The exercise: Pictures aside, quote the whole listing exactly.

Source excerpt:
-- Begin --
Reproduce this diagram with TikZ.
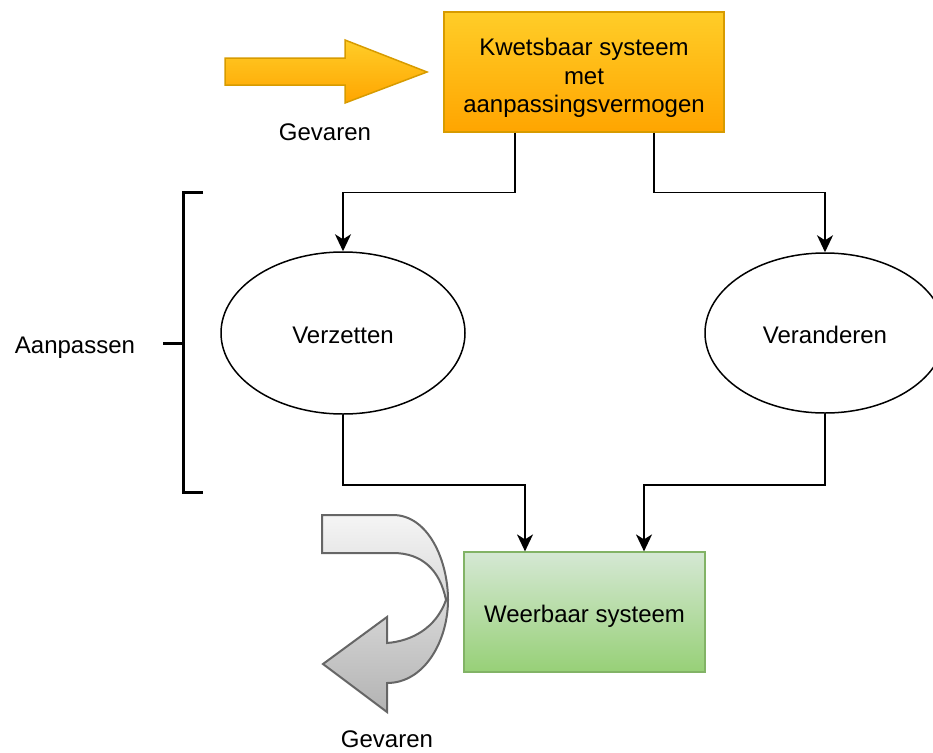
\documentclass[tikz,border=0pt]{standalone}
\usepackage{fontspec}
\setmainfont{Liberation Sans}
\usetikzlibrary{arrows.meta,shapes.geometric}

\definecolor{orangeTop}{HTML}{FFCD28}
\definecolor{orangeBot}{HTML}{FFA500}
\definecolor{orangeLine}{HTML}{D79B00}
\definecolor{greenTop}{HTML}{D5E8D4}
\definecolor{greenBot}{HTML}{97D077}
\definecolor{greenLine}{HTML}{82B366}
\definecolor{grayTop}{HTML}{F5F5F5}
\definecolor{grayBot}{HTML}{B3B3B3}
\definecolor{grayLine}{HTML}{666666}

\tikzset{
  every node/.style={font=\fontsize{24}{28.5}\selectfont},
  oneline/.style={text height=21pt, text depth=0pt},
  warmbox/.style={draw=orangeLine, line width=1.2pt, top color=orangeTop, bottom color=orangeBot,
    minimum width=280pt, minimum height=120pt, align=center, inner sep=0pt,
    text height=86pt, text depth=5pt},
  safebox/.style={draw=greenLine, line width=1.2pt, top color=greenTop, bottom color=greenBot,
    minimum width=241pt, minimum height=120pt, align=center, inner sep=0pt, oneline},
  oval/.style={ellipse, draw, line width=1.5pt, fill=white, inner sep=0pt, oneline},
  conn/.style={draw, line width=1.7pt, -{Stealth[length=17pt,width=16pt,inset=5pt]}},
  bracketline/.style={line width=3pt},
  hazard/.style={draw=orangeLine, line width=1.5pt, top color=orangeTop, bottom color=orangeBot},
  hazardout/.style={draw=grayLine, line width=2pt, top color=grayTop, bottom color=grayBot},
  caption/.style={inner sep=0pt, oneline}
}

\begin{document}
\begin{tikzpicture}[x=1pt, y=-1pt]
  \useasboundingbox (0,0) rectangle (933,752);
  \clip (0,0) rectangle (933,752);

  % incoming hazard arrow
  \path[hazard] (225,58) -- (345,58) -- (345,40) -- (427,72) -- (345,103)
    -- (345,85) -- (225,85) -- cycle;
  \node[caption] (gevIn) at (325,130) {Gevaren};

  % main boxes
  \node[warmbox] (kb) at (584,72) {Kwetsbaar systeem\\met\\aanpassingsvermogen};
  \node[oval, minimum width=244pt, minimum height=162pt] (vz) at (343,333) {Verzetten};
  \node[oval, minimum width=240pt, minimum height=160pt] (vr) at (825,333) {Veranderen};
  \node[safebox] (wb) at (584.5,612) {Weerbaar systeem};

  % connectors
  \draw[conn] ([xshift=-69pt]kb.south) -- ++(0,60) -| (vz.north);
  \draw[conn] ([xshift=70pt]kb.south) -- ++(0,60) -| (vr.north);
  \draw[conn] (vz.south) -- ++(0,70) -| ([xshift=-59.5pt]wb.north);
  \draw[conn] (vr.south) -- ++(0,71) -| ([xshift=59.5pt]wb.north);

  % bracket grouping the two adaptation strategies
  \coordinate (bt) at (183,192);
  \coordinate (bb) at (183,492);
  \coordinate (bm) at (183,343);
  \draw[bracketline] ([xshift=20pt]bt) -- (bt) -- (bb) -- ([xshift=20pt]bb);
  \draw[bracketline] (bm) -- ([xshift=-20pt]bm);
  \node[caption] (aanp) at (75,343) {Aanpassen};

  % deflected hazard arrow
  \path[hazardout] (322,515) -- (393,515)
    .. controls (428,515) and (448,560) .. (448,600)
    .. controls (448,640) and (425,683) .. (387,683)
    -- (387,712) -- (323,664) -- (387,617) -- (387,643)
    .. controls (412,641) and (436,628) .. (446,600)
    .. controls (440,570) and (422,553) .. (393,553)
    -- (322,553) -- cycle;
  \node[caption] (gevOut) at (387,737) {Gevaren};
\end{tikzpicture}
\end{document}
-- End --
Complete output:
Reproduce this diagram with TikZ.
\documentclass[tikz,border=0pt]{standalone}
\usepackage{fontspec}
\setmainfont{Liberation Sans}
\usetikzlibrary{arrows.meta,shapes.geometric}

\definecolor{orangeTop}{HTML}{FFCD28}
\definecolor{orangeBot}{HTML}{FFA500}
\definecolor{orangeLine}{HTML}{D79B00}
\definecolor{greenTop}{HTML}{D5E8D4}
\definecolor{greenBot}{HTML}{97D077}
\definecolor{greenLine}{HTML}{82B366}
\definecolor{grayTop}{HTML}{F5F5F5}
\definecolor{grayBot}{HTML}{B3B3B3}
\definecolor{grayLine}{HTML}{666666}

\tikzset{
  every node/.style={font=\fontsize{24}{28.5}\selectfont},
  oneline/.style={text height=21pt, text depth=0pt},
  warmbox/.style={draw=orangeLine, line width=1.2pt, top color=orangeTop, bottom color=orangeBot,
    minimum width=280pt, minimum height=120pt, align=center, inner sep=0pt,
    text height=86pt, text depth=5pt},
  safebox/.style={draw=greenLine, line width=1.2pt, top color=greenTop, bottom color=greenBot,
    minimum width=241pt, minimum height=120pt, align=center, inner sep=0pt, oneline},
  oval/.style={ellipse, draw, line width=1.5pt, fill=white, inner sep=0pt, oneline},
  conn/.style={draw, line width=1.7pt, -{Stealth[length=17pt,width=16pt,inset=5pt]}},
  bracketline/.style={line width=3pt},
  hazard/.style={draw=orangeLine, line width=1.5pt, top color=orangeTop, bottom color=orangeBot},
  hazardout/.style={draw=grayLine, line width=2pt, top color=grayTop, bottom color=grayBot},
  caption/.style={inner sep=0pt, oneline}
}

\begin{document}
\begin{tikzpicture}[x=1pt, y=-1pt]
  \useasboundingbox (0,0) rectangle (933,752);
  \clip (0,0) rectangle (933,752);

  % incoming hazard arrow
  \path[hazard] (225,58) -- (345,58) -- (345,40) -- (427,72) -- (345,103)
    -- (345,85) -- (225,85) -- cycle;
  \node[caption] (gevIn) at (325,130) {Gevaren};

  % main boxes
  \node[warmbox] (kb) at (584,72) {Kwetsbaar systeem\\met\\aanpassingsvermogen};
  \node[oval, minimum width=244pt, minimum height=162pt] (vz) at (343,333) {Verzetten};
  \node[oval, minimum width=240pt, minimum height=160pt] (vr) at (825,333) {Veranderen};
  \node[safebox] (wb) at (584.5,612) {Weerbaar systeem};

  % connectors
  \draw[conn] ([xshift=-69pt]kb.south) -- ++(0,60) -| (vz.north);
  \draw[conn] ([xshift=70pt]kb.south) -- ++(0,60) -| (vr.north);
  \draw[conn] (vz.south) -- ++(0,70) -| ([xshift=-59.5pt]wb.north);
  \draw[conn] (vr.south) -- ++(0,71) -| ([xshift=59.5pt]wb.north);

  % bracket grouping the two adaptation strategies
  \coordinate (bt) at (183,192);
  \coordinate (bb) at (183,492);
  \coordinate (bm) at (183,343);
  \draw[bracketline] ([xshift=20pt]bt) -- (bt) -- (bb) -- ([xshift=20pt]bb);
  \draw[bracketline] (bm) -- ([xshift=-20pt]bm);
  \node[caption] (aanp) at (75,343) {Aanpassen};

  % deflected hazard arrow
  \path[hazardout] (322,515) -- (393,515)
    .. controls (428,515) and (448,560) .. (448,600)
    .. controls (448,640) and (425,683) .. (387,683)
    -- (387,712) -- (323,664) -- (387,617) -- (387,643)
    .. controls (412,641) and (436,628) .. (446,600)
    .. controls (440,570) and (422,553) .. (393,553)
    -- (322,553) -- cycle;
  \node[caption] (gevOut) at (387,737) {Gevaren};
\end{tikzpicture}
\end{document}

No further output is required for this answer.